For those of you with no patience (the TL/DR model) the answer is that a recession decreases POLLUTION and your expose to it.  That decrease in exposure increases lifespans.

For those with more patience, please read on:

The Great Recession of 2008 had a lot of downsides: People lost homes, jobs, and retirement savings, had their careers derailed, and were forced to learn what the heck synthetic collateralized debt obligations are. But according to recent research, it also made people in the US live longer.

working paper for the National Bureau of Economic Research by economists from MIT, the University of Chicago, and McMaster University estimates:

  • The age-adjusted mortality rate for Americans dropped by 0.5% for every 1 percentage point rise of the unemployment rate in their area from 2007 to 2009. Based on the change to the national unemployment rate, that suggests the annual mortality rate got 2.3% smaller overall.
  • This means “the Great Recession provided one in twenty-five 55-year-olds with an extra year of life.”
  • The dip in mortality rates cuts across gender, race, and ethnicity, but it was biggest for people 25+ whose education ended with a high school diploma and for people over 65, who tend to have higher death rates.

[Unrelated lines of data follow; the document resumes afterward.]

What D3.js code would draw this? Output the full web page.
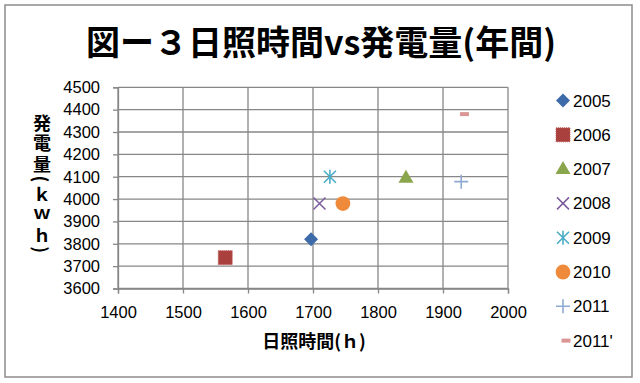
<!DOCTYPE html>
<html>
<head>
<meta charset="utf-8">
<script src="https://cdn.jsdelivr.net/npm/d3@7"></script>
<style>
  body { margin: 0; background: #fff; }
  svg { display: block; }
  text { font-family: "Liberation Sans", Arial, sans-serif; fill: #000; }
  .jp { font-family: "Noto Sans CJK JP", sans-serif; font-weight: bold; }
</style>
</head>
<body>
<svg id="chart"></svg>
<script>
// Data
const years = ['2005', '2006', '2007', '2008', '2009', '2010', '2011', "2011'"];
const hours = [1697, 1565, 1843, 1710, 1726, 1746, 1928, 1933];
const output = [3820, 3738, 4095, 3980, 4100, 3980, 4078, 4380];
const xTicks = [1400, 1500, 1600, 1700, 1800, 1900, 2000];
const yTicks = [3600, 3700, 3800, 3900, 4000, 4100, 4200, 4300, 4400, 4500];

// Marker style for each series
const markers = [
  { type: 'diamond', color: '#3D6BAA' },
  { type: 'square', color: '#A9403E' },
  { type: 'triangle', color: '#8AA64C' },
  { type: 'x', color: '#7A5C9C' },
  { type: 'star', color: '#4AACC6' },
  { type: 'circle', color: '#EE8A3A' },
  { type: 'plus', color: '#8FAAD2' },
  { type: 'dash', color: '#D99694' }
];

const W = 640, H = 383;
const svg = d3.select('#chart').attr('width', W).attr('height', H);

// Outer chart border
svg.append('rect')
  .attr('x', 5).attr('y', 5).attr('width', 627).attr('height', 372)
  .attr('fill', '#fff').attr('stroke', '#8c8c8c').attr('stroke-width', 1.5);

// Title
svg.append('text')
  .attr('class', 'jp')
  .attr('x', 321).attr('y', 55)
  .attr('text-anchor', 'middle')
  .style('font-size', '34px')
  .text('図ー３日照時間vs発電量(年間)');

// Scales
const x = d3.scaleLinear().domain([1400, 2000]).range([118, 508]);
const y = d3.scaleLinear().domain([3600, 4500]).range([288.5, 87.3]);

// Grid lines
const grid = svg.append('g').attr('stroke', '#878787').attr('stroke-width', 1.3);
grid.selectAll('.h').data(yTicks).enter().append('line')
  .attr('x1', x(1400)).attr('x2', x(2000))
  .attr('y1', d => y(d)).attr('y2', d => y(d));
grid.selectAll('.v').data(xTicks).enter().append('line')
  .attr('y1', y(3600)).attr('y2', y(4500))
  .attr('x1', d => x(d)).attr('x2', d => x(d));

// Axes
const xAxis = svg.append('g')
  .attr('transform', `translate(0, ${y(3600)})`)
  .call(d3.axisBottom(x).tickValues(xTicks).tickSize(5).tickPadding(13).tickFormat(d3.format('d')));
const yAxis = svg.append('g')
  .attr('transform', `translate(${x(1400)}, 0)`)
  .call(d3.axisLeft(y).tickValues(yTicks).tickSize(5).tickPadding(13).tickFormat(d3.format('d')));
[xAxis, yAxis].forEach(a => {
  a.select('.domain').attr('stroke', '#878787').attr('stroke-width', 1.3);
  a.selectAll('.tick line').attr('stroke', '#878787').attr('stroke-width', 1.3);
  a.selectAll('.tick text')
    .style('font-family', '"Liberation Sans", Arial, sans-serif')
    .style('font-size', '16.5px').attr('fill', '#000');
});

// Axis titles
svg.append('text')
  .attr('class', 'jp')
  .attr('x', 314).attr('y', 348)
  .attr('text-anchor', 'middle')
  .style('font-size', '18px')
  .text('日照時間(ｈ)');

svg.append('text')
  .attr('class', 'jp')
  .attr('x', 42).attr('y', 114)
  .style('writing-mode', 'vertical-rl')
  .style('text-orientation', 'mixed')
  .style('letter-spacing', '2.5px')
  .style('font-size', '18px')
  .text('発電量(ｋｗｈ)');

// Draw one marker at (cx, cy)
function drawMarker(g, m, cx, cy) {
  const c = m.color;
  switch (m.type) {
    case 'diamond':
      g.append('path').attr('d', `M${cx},${cy - 7}L${cx + 7},${cy}L${cx},${cy + 7}L${cx - 7},${cy}Z`)
        .attr('fill', c);
      break;
    case 'square':
      g.append('rect').attr('x', cx - 7).attr('y', cy - 7).attr('width', 14).attr('height', 14)
        .attr('fill', c).attr('stroke', '#C0605C').attr('stroke-dasharray', '1,1');
      break;
    case 'triangle':
      g.append('path').attr('d', `M${cx},${cy - 8}L${cx + 7.5},${cy + 5}L${cx - 7.5},${cy + 5}Z`)
        .attr('fill', c);
      break;
    case 'x':
      g.append('path').attr('d', `M${cx - 6},${cy - 6}L${cx + 6},${cy + 6}M${cx - 6},${cy + 6}L${cx + 6},${cy - 6}`)
        .attr('stroke', c).attr('stroke-width', 1.5).attr('fill', 'none');
      break;
    case 'star':
      g.append('path').attr('d', `M${cx - 6},${cy - 6}L${cx + 6},${cy + 6}M${cx - 6},${cy + 6}L${cx + 6},${cy - 6}M${cx},${cy - 7}L${cx},${cy + 7}`)
        .attr('stroke', c).attr('stroke-width', 1.6).attr('fill', 'none');
      break;
    case 'circle':
      g.append('circle').attr('cx', cx).attr('cy', cy).attr('r', 7.4).attr('fill', c);
      break;
    case 'plus':
      g.append('path').attr('d', `M${cx - 7},${cy}L${cx + 7},${cy}M${cx},${cy - 7}L${cx},${cy + 7}`)
        .attr('stroke', c).attr('stroke-width', 1.6).attr('fill', 'none');
      break;
    case 'dash':
      g.append('rect').attr('x', cx - 4.5).attr('y', cy - 2).attr('width', 9).attr('height', 4)
        .attr('fill', c);
      break;
  }
}

// Points
const pts = svg.append('g');
years.forEach((yr, i) => drawMarker(pts, markers[i], x(hours[i]), y(output[i])));

// Legend
const legend = svg.append('g');
years.forEach((yr, i) => {
  const cy = 100.5 + i * 34.3;
  drawMarker(legend, markers[i], markers[i].type === 'dash' ? 566 : 563, cy);
  legend.append('text')
    .attr('x', 573).attr('y', cy + 6)
    .style('font-size', '17px')
    .text(yr);
});
</script>
</body>
</html>
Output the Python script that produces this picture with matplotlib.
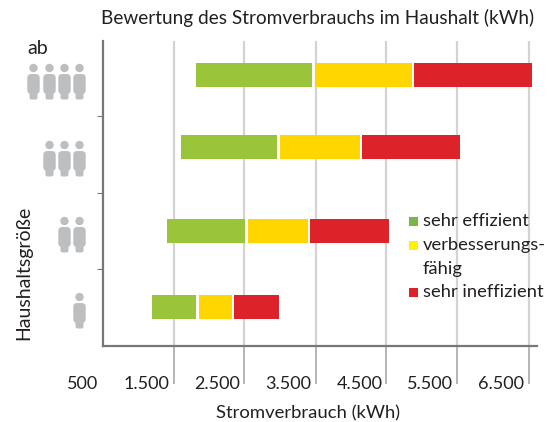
import matplotlib
matplotlib.use("Agg")
import matplotlib.pyplot as plt
from matplotlib.patches import Circle, FancyBboxPatch, Rectangle

W, H = 558, 422

# values, smallest household first
y_pos = [0.503, 1.497, 2.595, 3.536]
people = [1, 2, 3, 4]
green_start = [1197, 1408, 1606, 1817]
green_end = [1817, 2507, 2958, 3451]
yellow_start = [1859, 2549, 2993, 3493]
yellow_end = [2324, 3394, 4127, 4859]
red_start = [2352, 3423, 4155, 4887]
red_end = [2986, 4535, 5535, 6549]

x_ticks = [500, 1500, 2500, 3500, 4500, 5500, 6500]
x_labels = ["500", "1.500", "2.500", "3.500", "4.500", "5.500", "6.500"]
legend_labels = ["sehr effizient", "verbesserungs-\nfähig", "sehr ineffizient"]

GREEN = "#9ac43a"
YELLOW = "#ffd600"
RED = "#dd2229"
GRID = "#d3d3d5"
AXIS = "#77777a"
ICON = "#bdbec0"
TEXT = "#231f20"

plt.rcParams["font.family"] = ["Lato", "DejaVu Sans"]

fig = plt.figure(figsize=(W / 100, H / 100), dpi=100)
left, right, top, bottom = 102.5, 537, 41, 345.5
ax = fig.add_axes([left / W, 1 - bottom / H, (right - left) / W, (bottom - top) / H])

# 71 px per 1000 kWh, 500 sits on the y axis
ax.set_xlim(500, 500 + (right - left) / 71 * 1000)
ax.set_ylim(0, (bottom - top) / 76.5)

h = 0.314
for start, end, color in [(green_start, green_end, GREEN),
                          (yellow_start, yellow_end, YELLOW),
                          (red_start, red_end, RED)]:
    widths = [e - s for s, e in zip(start, end)]
    ax.barh(y_pos, widths, left=start, height=h, color=color, zorder=3)

for t in x_ticks[1:]:
    ax.axvline(t, color=GRID, lw=1.6, zorder=1)

for s in ["top", "right"]:
    ax.spines[s].set_visible(False)
for s in ["left", "bottom"]:
    ax.spines[s].set_color(AXIS)
    ax.spines[s].set_linewidth(1.6)
    ax.spines[s].set_zorder(2)

ax.set_yticks([1, 2, 3])
ax.set_yticklabels([])
ax.tick_params(axis="y", length=4.5, width=0.8, color=AXIS)

ax.set_xticks(x_ticks[1:])
ax.set_xticklabels([])
ax.tick_params(axis="x", length=27, width=1.2, color="#a8a8aa")
# labels sit left of their tick
for t, lab in zip(x_ticks, x_labels):
    ax.annotate(lab, xy=(t, 0), xytext=(-3, -27.5), textcoords="offset points",
                ha="right", va="center", fontsize=13, color=TEXT)

# pixel overlay for icons, legend and free text
ov = fig.add_axes([0, 0, 1, 1], zorder=5)
ov.set_xlim(0, W)
ov.set_ylim(H, 0)
ov.axis("off")

def person(cx, head_y):
    ov.add_patch(Circle((cx, head_y), 4.2, color=ICON, lw=0))
    ov.add_patch(FancyBboxPatch((cx - 3.2, head_y + 9), 6.4, 14,
                                boxstyle="round,pad=3,rounding_size=4",
                                color=ICON, lw=0))
    ov.add_patch(FancyBboxPatch((cx - 2.5, head_y + 20), 5, 10,
                                boxstyle="round,pad=1.5,rounding_size=2",
                                color=ICON, lw=0))

icon_x = [79.5, 64.5, 49.5, 33.5]
head_y = [297, 221, 145, 68]
for n, hy in zip(people, head_y):
    for cx in icon_x[:n]:
        person(cx, hy)

ov.text(318, 18, "Bewertung des Stromverbrauchs im Haushalt (kWh)",
        ha="center", va="center", fontsize=13.7, color=TEXT)
ov.text(38, 48, "ab", ha="center", va="center", fontsize=14, color=TEXT)
ov.text(308, 413, "Stromverbrauch (kWh)", ha="center", va="center", fontsize=13.3, color=TEXT)
ov.text(24, 273, "Haushaltsgröße", ha="center", va="center", rotation=90, fontsize=14, color=TEXT)

legend_colors = ["#7ab648", "#fff200", RED]
legend_y = [221, 245, 292]
for lab, c, ly in zip(legend_labels, legend_colors, legend_y):
    ov.add_patch(Rectangle((409, ly - 4.5), 9, 9, color=c, lw=0))
    ov.text(423, ly, lab.split("\n")[0], ha="left", va="center", fontsize=13.2, color=TEXT)
    if "\n" in lab:
        ov.text(423, ly + 24, lab.split("\n")[1], ha="left", va="center", fontsize=13.2, color=TEXT)

fig.savefig("out.png", dpi=100)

The researchers, a team led by MIT’s Amy Finkelstein, found that this impact on the mortality rate was immediate and lasted at least ten years.

If that surprises you, you’re in good company: Despite some previous research linking recessions with longevity, 50% of a group of 300 experts surveyed by the researchers said they expected that the economic downturn would have caused an increase in the mortality rate. But the research team’s review of county-level health and economic data for all 50 states and Washington, DC, from 2003 to 2016 suggested otherwise.


Why is a bad economy good for your lifespan?

To find out why economic devastation kept people ticking, the researchers first ruled out some options. They found:

  • It wasn’t healthier habits: Unemployed individuals weren’t using their extra free time to exercise more or cutting down on smoking or drinking to save cash.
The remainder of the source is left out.